Output details
29 - English Language and Literature
Bath Spa University
Madame Sasoo Goes Bathing
Madame Sasoo Goes Bathing is a collection of poetry loosely set on Mauritius. The island is part real, part mythological, part psycho-geographical. In the tradition of Gauguin on Tahiti, the île paradisiaque is threatened from within as a beast from Antarctica is washed up on the shore. The beast is presented as unrecognisable but familiar, a composite creature out of a Francis Bacon nightmare, a product of the upending of nature that is climate change. “At Gris-Gris” is the central focus, a sequence of seven cantos, each containing nine couplets. Research challenges include “shooting” the creature from different angles, designed to highlight its ambiguity; in each the creature is alive, then dead, dragging itself to safety, then blasted through the head with a rifle.
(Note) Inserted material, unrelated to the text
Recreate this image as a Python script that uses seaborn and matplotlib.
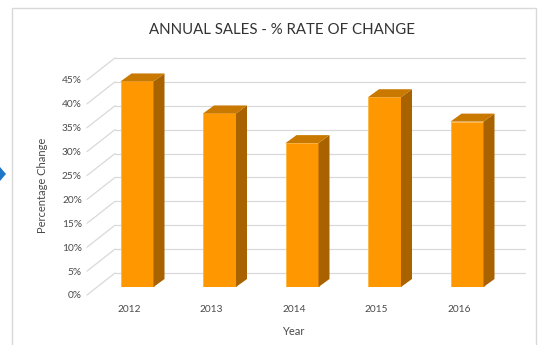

How should each “frame” represent a different view-point on global warming? Other poems attempt to evoke the optical effects of the Southern hemisphere through homophonic techniques, rhyme and assonance seen as parallel to the intensity of tropical colour. Research practice included looking at Gauguin his use of Tahitian light and other parallels in the science and physics of colour, as well as repeated visits to Mauritius and detailed examination of a problematic Anglo-Mauritian marriage, seen at close range.